LAS VEGAS--From the balcony of our honeymoon suite here at The Platinum Hotel, you can see the backside of The Strip--Mandalay Bay on the far left to the Wynn and Encore on the way right--and you can almost convince yourself that you live at some remove from the vacationing hoi polloi who decamp from the fruited plain to Sin City.
Even on a honeymoon in Vegas, The Platinum's status as one of the few classy no-smoke, no-gamble hotels within proximity of the Strip--and my own inclination not to drink--might put us at a psychic distance from the action...but not so fast. No matter how much distance there might be in Vegas between one and the Strip one block away, there's no escaping what this place means to these United States.
Vegas, man-made and juiced-up, is where our story as a country has come to an end.

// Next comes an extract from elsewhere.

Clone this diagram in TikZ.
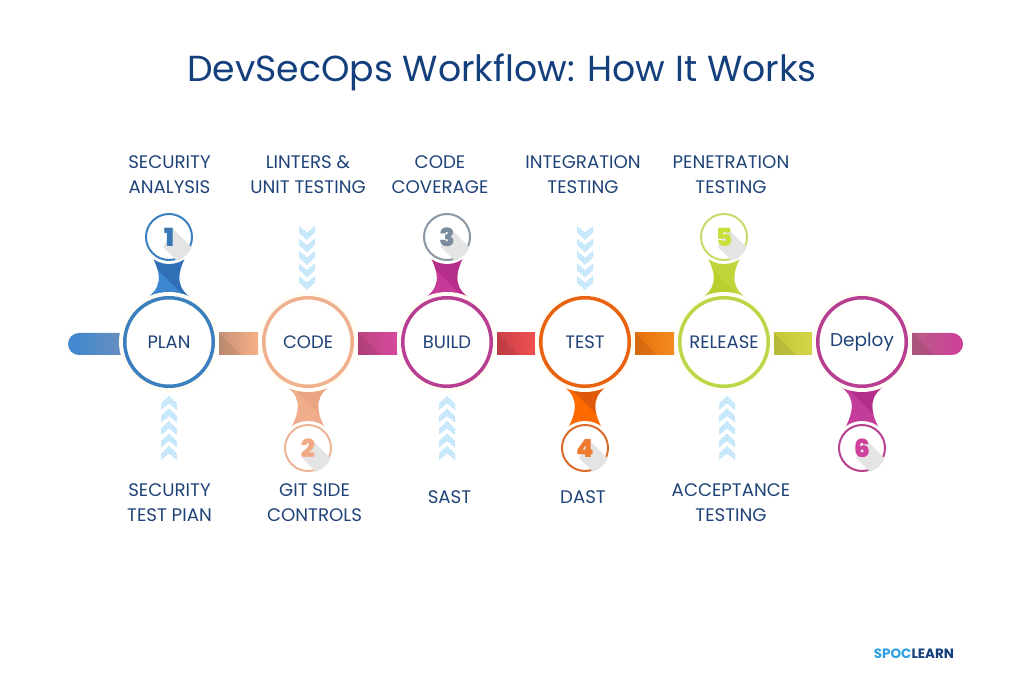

Evidence abounds at the resorts, from ParisLasVegas to New York, New York, from The Venetian to Caesar's Palace. More than a mere playground, Vegas is now the place where America comes in search of its own story. Instead of real history, we come to play pretend in make-believe places that require no narrative. When people asked us where we were going on our honeymoon, I said: "Vegas"--with no further explanation needed.
Here's the story or lack thereof. We went to see The Beatles "Love" show put on by Cirque du Soleil and it was magnificent in every way, from indescribable costumes to stomp dancers to roller bladders to trapeze artists who never seemed to sweat no matter how high they twirled. With a stage cut up into quadrants--and video screens and vocal skits by the fictionalized Fab Four--there's no way a fan can walk out of the show with anything but a warm and fuzzy feeling about John, Paul, George, and Ringo.
But I wanted more. When "Love" began, with the lads in Liverpool suffering through the Blitz in London during World War II, I had hopes for the chronological story that was likely to go from "She Loves You" all the way to "All You Need is Love." No such luck: the chronological was quickly dismissed in favor of an emotional journey that hop-scotched from "Eleanor Rigby" to "Help" to the recurring "tea" references that stood in for drugs hard and soft.
Blue Man Group the next night came with much brilliance but many of the same frustrations. With its emphasis on plumbing, future-speak, and drumming, the show was never less than entertaining and never really challenging. It was meant to be funny and it was, but the alien Blue Men, blue-faced brothers from another planet, always stopped short of the uncomfortable. Again: there was no story and no narrative to tie the entertainment together.
Things improved but only marginally on our final night when we bought tickets to "The Lion King," directed by Julie Taymer, who has appeared on my "Con Games" radio show in Aspen. This time there were incredible costumes and puppets and Elton John's music--and an actual story about a young Lion King who regains his father's throne--a story woven of the thinnest thread imaginable.
You might say story, story, story has been replaced by location, location, location--and not just in Las Vegas. Without a story to call our own, it's not entirely clear where we can go from here.